Perhaps cruelest of all is this: We don’t know this virus’ life cycle. Can it be stopped by the measures already undertaken? Will a relaxing of these measures invite a second wave of COVID-19 later this year? Will the insidious virus become a seasonal threat, leaving us to fight the virus month after month, year after year? Will our lives, our schedules, our workplaces, our businesses, our nonprofits, our churches, our schools, our arts and culture change drastically and permanently because of a virus that is only visible through electron microscopes?

Instead of worrying about the cruelty of April, we could have 12 cruel months every year.

Friday, May 1, 2020

That stimulus money will have to be repaid


This post was published in the Wilson Times May 1, 2020.

If you’re pleased with your pandemic stimulus check, just wait until the payments come due. As someone who paid federal taxes last year, you qualified for a $1,200 stimulus check; you don’t even have to sign away all your privacy rights. If you gave up your bank account number, you get a direct deposit into your account instead of a paper check with Donald J. Trump’s name on it.

Do a little math, though. If everyone is getting $1,200 ($2,400 for two-earner households), how much money does that total, and where is it coming from? The stimulus checks sent to individual taxpayers were part of a $3 trillion bill that included payments to small businesses, supplemental unemployment payments, cash for state and local governments and hospitals. The individual checks were estimated at about $209 billion.

This generosity comes on the heels of the 2017 tax cuts, which added more than $1 trillion to the budget deficit, even as the economy was bursting at the seams and little of the tax cuts went to people who would spend it on basics.

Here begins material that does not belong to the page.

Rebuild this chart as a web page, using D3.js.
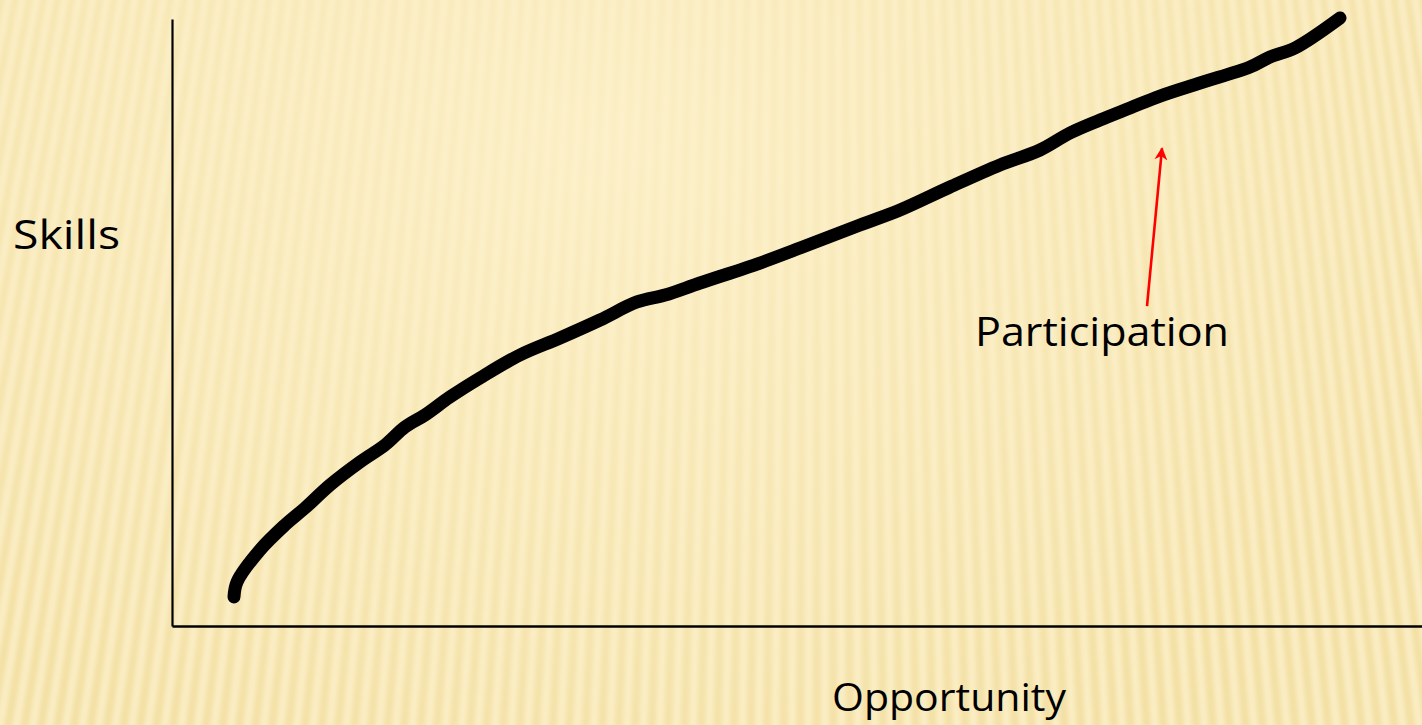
<!DOCTYPE html>
<html><head><meta charset="utf-8">
<script src="https://cdn.jsdelivr.net/npm/d3@7"></script>
<style>html,body{margin:0;padding:0;overflow:hidden;background:#f6e6b0}</style>
</head><body>
<script>
// Data
const opportunity = [4.96,5.2,7.04,9.04,10.64,12.64,15.04,17.04,18.64,20.24,22.24,24.64,27.84,31.04,34.24,37.2,39.44,42.24,47.04,50.24,55.04,58.24,62.24,66.24,69.44,71.84,74.24,76.64,79.04,82.24,86.24,87.84,89.84,93.44];
const skills = [4.78,7.25,12.52,16.64,19.44,23.23,27.02,29.82,32.78,34.76,37.73,40.86,44.65,47.45,50.41,53.38,54.53,56.51,59.8,62.27,66.06,68.53,72.32,75.95,78.42,81.22,83.36,85.34,87.31,89.46,92.09,93.74,95.22,100.16];
const xLabel = "Opportunity";
const yLabel = "Skills";
const annotation = "Participation";
const annotationFrom = [78.0, 52.7];
const annotationTo = [79.2, 78.7];

const W = 1422, H = 725;
const svg = d3.select("body").append("svg").attr("width", W).attr("height", H);
const defs = svg.append("defs");
defs.append("filter").attr("id","blur").attr("x","-10%").attr("y","-10%").attr("width","120%").attr("height","120%")
  .append("feGaussianBlur").attr("stdDeviation", 2.8);
defs.append("marker").attr("id","arr").attr("viewBox","0 0 10 10").attr("refX",9).attr("refY",5)
  .attr("markerWidth",5).attr("markerHeight",5).attr("orient","auto")
  .append("path").attr("d","M0,0 L10,5 L0,10 L3,5 Z").attr("fill","#ff0000");

// background
svg.append("rect").attr("width",W).attr("height",H).attr("fill","#f1dd9e");
const stripes = svg.append("g").attr("filter","url(#blur)");
const vx = 820, vy = -4200, period = 16.5;
for (let i = -15; i < 100; i++) {
  const xb = i * period;
  const dx = (xb - vx) / (H - vy);
  const x0 = vx + dx * (-30 - vy);
  const x1 = vx + dx * (H + 30 - vy);
  stripes.append("line").attr("x1",x0).attr("y1",-30).attr("x2",x1).attr("y2",H+30)
    .attr("stroke","#fdf1cb").attr("stroke-width",8).attr("stroke-opacity",0.9);
}
const rg = defs.append("radialGradient").attr("id","glow").attr("cx","0.42").attr("cy","0.2").attr("r","0.62")
  .attr("gradientTransform","translate(0.42,0.2) scale(1,1.5) translate(-0.42,-0.2)");
rg.append("stop").attr("offset","0").attr("stop-color","#fdf2cd").attr("stop-opacity",0.8);
rg.append("stop").attr("offset","0.55").attr("stop-color","#fcefc6").attr("stop-opacity",0.5);
rg.append("stop").attr("offset","1").attr("stop-color","#fcefc6").attr("stop-opacity",0.1);
svg.append("rect").attr("width",W).attr("height",H).attr("fill","url(#glow)");

// scales
const x = d3.scaleLinear().domain([0,100]).range([172,1422]);
const y = d3.scaleLinear().domain([0,100]).range([626,19]);

// axes (plain lines, no ticks)
const yAxis = d3.axisLeft(y).tickValues([]).tickSizeOuter(0);
const xAxis = d3.axisBottom(x).tickValues([]).tickSizeOuter(0);
svg.append("g").attr("transform","translate(172,0)").call(yAxis)
  .select(".domain").attr("stroke","#000").attr("stroke-width",2.2);
svg.append("g").attr("transform","translate(0,626)").call(xAxis)
  .select(".domain").attr("stroke","#000").attr("stroke-width",2.5);

// curve
const pts = opportunity.map((v,i)=>[v, skills[i]]);
const line = d3.line().x(d=>x(d[0])).y(d=>y(d[1])).curve(d3.curveCatmullRom);
svg.append("path").datum(pts).attr("d", line).attr("fill","none").attr("stroke","#000")
  .attr("stroke-width",13).attr("stroke-linecap","round").attr("stroke-linejoin","round");

// labels
const font = "'Open Sans', sans-serif";
function label(txt, xx, yy, len, size) {
  svg.append("text").attr("x",xx).attr("y",yy).attr("font-family",font).attr("font-size",size)
    .attr("fill","#000")
    .attr("textLength", len).attr("lengthAdjust","spacingAndGlyphs").text(txt);
}
label(yLabel, 13, 249, 107, 40);
label(xLabel, 832, 711, 234, 38);
label(annotation, 975, 346, 254, 40);

svg.append("line").attr("x1",x(annotationFrom[0])).attr("y1",y(annotationFrom[1]))
  .attr("x2",x(annotationTo[0])).attr("y2",y(annotationTo[1]))
  .attr("stroke","#ff0000").attr("stroke-width",2.6).attr("marker-end","url(#arr)");
</script>
</body></html>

If these numbers sound familiar, you may recall an earlier stimulus package in 2008-09, which involved payments and tax changes boosted by the Bush and Obama administrations. In addition to one-time payments of up to $1,200 for couples, plus $300 per child, this stimulus included a pause in payroll taxes (that support Social Security and Medicare with 6% of wages). The Bush administration spent $120 billion to prop up the economy.

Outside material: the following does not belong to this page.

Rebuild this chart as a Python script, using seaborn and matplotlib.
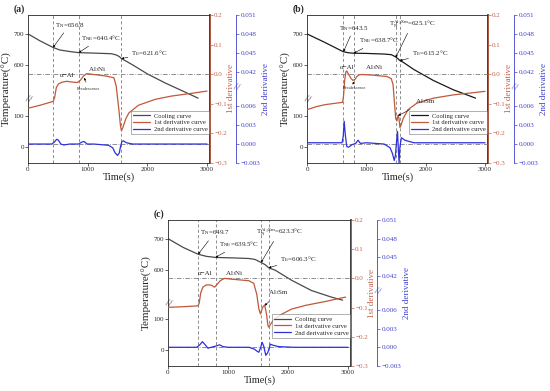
import numpy as np
import matplotlib
matplotlib.use("Agg")
import matplotlib.pyplot as plt
import matplotlib.transforms as mtransforms
import seaborn as sns

sns.set_theme(style="ticks")
plt.rcParams['font.family'] = ['Liberation Serif', 'DejaVu Serif']
plt.rcParams['mathtext.fontset'] = 'stix'

# ---------------- data ----------------
# (a)
a_cool_t = [0, 200, 420, 530, 700, 850, 1100, 1400, 1480, 1530, 1566, 1620, 1750, 2000, 2300, 2600, 2850]
a_cool_T = [700, 678, 657, 649, 644, 640.4, 639, 637, 633, 628, 621.6, 616, 602, 573, 544, 518, 496]
a_d1_t = [0, 200, 420, 445, 475, 510, 570, 650, 760, 830, 880, 930, 985, 1100, 1300, 1440,
          1478, 1522, 1550, 1566, 1590, 1640, 1690, 1850, 2130, 2400, 2730, 3000]
a_d1 = [-0.115, -0.105, -0.092, -0.08, -0.045, -0.033, -0.027, -0.024, -0.027, -0.028, -0.02,
        -0.006, 0.002, -0.001, -0.006, -0.012, -0.04, -0.118, -0.175, -0.191, -0.18, -0.15,
        -0.131, -0.105, -0.085, -0.074, -0.065, -0.057]
a_d2_t = [0, 400, 440, 480, 510, 550, 600, 700, 850, 900, 940, 990, 1100, 1350, 1420, 1460,
          1500, 1530, 1555, 1575, 1600, 1650, 1750, 2000, 3000]
a_d2 = [0.0, 0.0, 0.0003, 0.00075, 0.0006, 0.0, -0.00015, 0.0, 0.0, 0.0003, 0.0004, 0.0, 0.0,
        -0.0002, -0.0006, -0.0014, -0.0018, -0.0014, -0.0002, 0.0004, 0.0005, 0.0002, 0.0, 0.0, 0.0]
a_event_t = [420, 850, 1566]
a_event_T = [656.8, 640.4, 621.6]
a_event_lab = [r'T$_{\rm N}$=656.8', r'T$_{\rm NE}$=640.4°C', r'T$_{\rm E}$=621.6°C']

# (b)
b_cool_t = [0, 300, 610, 700, 786, 1000, 1300, 1420, 1494, 1540, 1566, 1620, 1800, 2130, 2460, 2840]
b_cool_T = [700, 673, 643.5, 640, 638.7, 638, 636, 634, 627, 620, 615.2, 610, 587, 552, 523, 496]
b_d1_t = [0, 150, 300, 600, 615, 635, 655, 670, 700, 740, 775, 810, 840, 880, 930, 1100, 1350,
          1420, 1450, 1475, 1495, 1515, 1535, 1550, 1566, 1585, 1620, 1700, 1850, 2130, 2460, 3000]
b_d1 = [-0.12, -0.11, -0.103, -0.095, -0.075, -0.02, 0.008, 0.011, 0.0, -0.014, -0.021, -0.017,
        -0.008, -0.002, -0.001, -0.003, -0.008, -0.015, -0.035, -0.1, -0.15, -0.158, -0.138,
        -0.15, -0.18, -0.172, -0.15, -0.12, -0.098, -0.081, -0.07, -0.058]
b_d2_t = [0, 590, 610, 627, 645, 670, 700, 760, 820, 860, 900, 1000, 1300, 1400, 1440, 1470,
          1490, 1510, 1525, 1540, 1552, 1565, 1590, 1650, 1800, 3000]
b_d2 = [0.0002, 0.0002, 0.0012, 0.0036, 0.0015, -0.0004, -0.0005, -0.0001, 0.0001, 0.0006,
        0.0001, 0.0002, 0.0, -0.0006, -0.0015, -0.0026, -0.0018, 0.0005, 0.002, -0.001, -0.003,
        -0.0005, 0.001, 0.0006, 0.0002, 0.0002]
b_event_t = [615, 786, 1494, 1566]
b_event_T = [643.5, 638.7, 625.1, 615.2]
b_event_lab = [r'T$_{\rm N}$=643.5', r'T$_{\rm NE}$=638.7°C',
               r'T$_{\rm N}^{\rm Al_3Sm}$=625.1°C', r'T$_{\rm E}$=615.2°C']

# (c)
c_cool_t = [0, 250, 503, 640, 792, 1080, 1350, 1450, 1552, 1620, 1678, 1790, 2060, 2390, 2720, 2910]
c_cool_T = [700, 672, 649.7, 643, 639.5, 638, 636, 633, 623.3, 616, 606.3, 598, 566, 533, 512, 502]
c_d1_t = [0, 250, 500, 520, 545, 580, 640, 720, 776, 820, 870, 940, 1080, 1350, 1430, 1480,
          1515, 1541, 1575, 1611, 1640, 1665, 1677, 1700, 1760, 1900, 2060, 2300, 2600, 2960]
c_d1 = [-0.099, -0.097, -0.094, -0.085, -0.05, -0.03, -0.022, -0.023, -0.03, -0.02, -0.008,
        0.0, -0.003, -0.008, -0.017, -0.055, -0.105, -0.122, -0.1, -0.091, -0.12, -0.16, -0.167,
        -0.16, -0.142, -0.122, -0.105, -0.092, -0.08, -0.064]
c_d2_t = [0, 480, 530, 574, 620, 665, 720, 800, 858, 920, 1000, 1350, 1440, 1480, 1514, 1545,
          1568, 1595, 1630, 1665, 1705, 1760, 1850, 2100, 3000]
c_d2 = [0.0, 0.0, 0.0004, 0.0009, 0.0004, -0.00015, 0.0, 0.0002, 0.0004, 0.0001, 0.0, 0.0,
        -0.0003, -0.0006, -0.0008, 0.0, 0.0008, 0.0002, -0.0013, -0.0008, 0.0005, 0.0003,
        0.0001, 0.0, 0.0]
c_event_t = [503, 792, 1552, 1678]
c_event_T = [649.7, 639.5, 623.3, 606.3]
c_event_lab = [r'T$_{\rm N}$=649.7', r'T$_{\rm NE}$=639.5°C',
               r'T$_{\rm N}^{\rm Al_3Sm}$=623.3°C', r'T$_{\rm E}$=606.3°C']

temp_ticks = [0, 100, 600, 700]
d1_ticks = [-0.3, -0.2, -0.1, 0.0, 0.1, 0.2]
d2_ticks = [-0.003, 0.0, 0.003, 0.006, 0.042, 0.045, 0.048, 0.051]
legend_labels = ['Cooling curve', '1st derivative curve', '2nd derivative curve']

# ---------------- broken-axis helpers ----------------
T_SHIFT = 340      # upper temperature segment drawn 340 lower
D2_SHIFT = 0.0306  # upper 2nd-derivative segment drawn lower


def temp_pos(T):
    T = np.asarray(T, float)
    return np.where(T > 300, T - T_SHIFT, T)


def d2_pos(v):
    v = np.asarray(v, float)
    return np.where(v > 0.02, v - D2_SHIFT, v)


RED = '#c0583a'
RED_AX = '#c4604a'
BLUE = '#2f2fe0'
BLUE_AX = '#4040cc'
GRID = '#707070'

fig = plt.figure(figsize=(5.5, 3.91), dpi=100)


def draw_panel(rect, tag, cool_t, cool_T, d1_t, d1, d2_t, d2, ev_t, ev_T, ev_lab,
               ev_text, cool_color, phase_notes):
    ax = fig.add_axes(rect)
    ax2 = ax.twinx()
    ax3 = ax.twinx()
    ax3.spines['right'].set_position(('outward', 19))

    for t in ev_t:
        ax.axvline(t, color=GRID, ls=(0, (4, 3)), lw=0.55, zorder=1)
    ax2.axhline(0, color=GRID, ls=(0, (6, 2, 1, 2)), lw=0.55)
    ax3.axhline(0, color=GRID, ls=(0, (6, 2, 1, 2)), lw=0.55)

    sns.lineplot(x=cool_t, y=temp_pos(cool_T), ax=ax, color=cool_color, lw=0.9, sort=False)
    h1 = ax.get_lines()[-1]
    sns.lineplot(x=d1_t, y=d1, ax=ax2, color=RED, lw=0.9, sort=False)
    h2 = ax2.get_lines()[-1]
    sns.lineplot(x=d2_t, y=d2_pos(d2), ax=ax3, color=BLUE, lw=0.9, sort=False)
    h3 = ax3.get_lines()[-1]

    ax.set_xlim(0, 3050)
    ax.set_ylim(-50, 420)
    ax.set_yticks(temp_pos(temp_ticks))
    ax.set_yticklabels([str(v) for v in temp_ticks])
    ax.set_xticks([0, 1000, 2000, 3000])
    ax.set_xlabel('Time(s)', fontsize=7.5, labelpad=0)
    ax.set_ylabel('Temperature(°C)', fontsize=8, labelpad=1)

    ax2.set_ylim(-0.3, 0.2)
    ax2.set_yticks(d1_ticks)
    ax2.set_yticklabels([f'{v:.1f}'.replace('-', '\u2212') for v in d1_ticks])
    ax2.set_ylabel('1st derivative', fontsize=6.5, color=RED_AX, labelpad=0)

    ax3.set_ylim(-0.003, 0.051 - D2_SHIFT)
    ax3.set_yticks(d2_pos(d2_ticks))
    ax3.set_yticklabels([f'{v:.3f}'.replace('-', '\u2212') for v in d2_ticks])
    ax3.set_ylabel('2nd derivative', fontsize=6.5, color=BLUE_AX, labelpad=1)

    for a in (ax, ax2, ax3):
        a.tick_params(labelsize=5, length=2, width=0.5, pad=1)
    ax.spines['left'].set_linewidth(0.6)
    ax.spines['bottom'].set_linewidth(0.6)
    ax.spines['top'].set_linewidth(0.6)
    ax2.spines['right'].set_color(RED_AX)
    ax2.spines['right'].set_linewidth(0.6)
    ax2.tick_params(axis='y', colors=RED_AX)
    ax3.spines['right'].set_color(BLUE_AX)
    ax3.spines['right'].set_linewidth(0.6)
    ax3.tick_params(axis='y', colors=BLUE_AX)
    for a in (ax2, ax3):
        for s in ('left', 'top', 'bottom'):
            a.spines[s].set_visible(False)

    # axis-break marks
    ax.text(0, 0.43, '//', transform=ax.transAxes, ha='center', va='center',
            fontsize=7, rotation=-20, clip_on=False)
    off = mtransforms.offset_copy(ax3.transAxes, fig=fig, x=19, units='points')
    ax3.text(1, 0.51, '//', transform=off, ha='center', va='center', fontsize=7,
             color=BLUE_AX, rotation=-20, clip_on=False)

    ax.text(-0.08, 1.01, tag, transform=ax.transAxes, fontsize=7, fontweight='bold',
            va='bottom', ha='left')

    for t, T, lab, xy in zip(ev_t, ev_T, ev_lab, ev_text):
        ax3.annotate(lab, xy=(t, temp_pos(T)), xycoords=ax.transData, xytext=xy,
                     textcoords=ax.transData, fontsize=5, ha='left', va='center',
                     arrowprops=dict(arrowstyle='-|>', lw=0.4, color='black',
                                     mutation_scale=3, shrinkA=0, shrinkB=0))
    for text, xy, target, fs in phase_notes:
        if target is None:
            ax3.text(xy[0], xy[1], text, transform=ax.transData, fontsize=fs,
                     ha='center', va='center')
        else:
            ax3.annotate(text, xy=target, xycoords=ax2.transData, xytext=xy,
                         textcoords=ax.transData, fontsize=fs, ha='center', va='center',
                         arrowprops=dict(arrowstyle='-|>', lw=0.4, color='black',
                                         mutation_scale=3, shrinkA=1, shrinkB=0))

    leg = ax3.legend([h1, h2, h3], legend_labels, loc='lower right',
                     bbox_to_anchor=(1.0, 0.19), fontsize=4.7, frameon=True, fancybox=False,
                     handlelength=2.6, labelspacing=0.2, borderpad=0.3, handletextpad=0.5,
                     borderaxespad=0.1)
    leg.get_frame().set_linewidth(0.4)
    leg.get_frame().set_edgecolor('#555555')
    return ax


draw_panel([28 / 550, 228 / 391, 182 / 550, 148 / 391], '(a)',
           a_cool_t, a_cool_T, a_d1_t, a_d1, a_d2_t, a_d2,
           a_event_t, a_event_T, a_event_lab,
           [(445, 388), (890, 347), (1730, 299)], '#4a4a4a',
           [('\u03b1\u2212Al', (650, 228), None, 5),
            ('Al$_3$Ni', (1160, 246), None, 5),
            ('Recalescence', (1020, 186), (940, -0.012), 3.2)])

draw_panel([307 / 550, 228 / 391, 181 / 550, 148 / 391], '(b)',
           b_cool_t, b_cool_T, b_d1_t, b_d1, b_d2_t, b_d2,
           b_event_t, b_event_T, b_event_lab,
           [(540, 378), (878, 340), (1376, 391), (1765, 299)], '#1a1a1a',
           [('\u03b1\u2212Al', (680, 252), None, 5),
            ('Al$_3$Ni', (1140, 252), None, 5),
            ('Recalescence', (800, 188), (775, -0.025), 3.2),
            ('Al$_3$Sm', (1990, 144), (1535, -0.14), 5)])

draw_panel([168 / 550, 25 / 391, 183 / 550, 146 / 391], '(c)',
           c_cool_t, c_cool_T, c_d1_t, c_d1, c_d2_t, c_d2,
           c_event_t, c_event_T, c_event_lab,
           [(525, 378), (852, 343), (1459, 381), (1869, 294)], '#4a4a4a',
           [('\u03b1\u2212Al', (620, 249), None, 5),
            ('Al$_3$Ni', (1100, 247), None, 5),
            ('Al$_3$Sm', (1840, 185), (1611, -0.093), 5)])

fig.savefig('out.png', dpi=100)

The money must have helped, although surveys showed a lot of recipients saved their stimulus money instead of spending it as intended. Even so, the economy had been zooming for a decade until the Corona Virus pandemic caused an economic collapse.

Because this year’s stimulus package was financed with borrowed money, this fiscal year’s federal budget deficit is expected to be $3.7 trillion. That’s 3,700,000,000,000 dollars. It’s more money than you can imagine. As Everett Dirksen famously said, “A billion here, a billion there, pretty soon you’re talking real money.”

The government’s stimulus package in the 2008-09 Great Recession and the current economic reactions to the COVID-19 pandemic were needed to prevent a total collapse of the global economy. But neither Congress nor the White House sought to offset the stimulus with tax increases or spending cuts. Annual deficits have increased the national debt and debt-to-income ratio to near-suicidal levels.

The relief package for America’s worst depression, in the 1930s, included government jobs to put people (mostly men) back to work in an economy that had no job openings. The Civilian Conservation Corps and the Works Progress Administration built or improved roads, national parks and buildings, including the Wilson County Public Library, a WPA project. In 1936, the federal deficit was $4 billion. In that case, the federal stimulus created an asset — government buildings, roads and parks — that added to the government’s worth.

We’ll never go back to the pre-New Deal federal budgeting, but the deficits we’ve run up every year since 2000 will have to be repaid by our children and grandchildren. The federal debt at the end of World War II was $259 billion. It has not fallen below $300 billion since 1962. This year, it is expected to top $24 trillion — more than the total value of the nation’s output (GDP).

Enjoy your stimulus check, or give it away to charities in need. But you might want to have a talk with your grandchildren. They (and their grandchildren) will have to pay for the nation’s stimulated economy.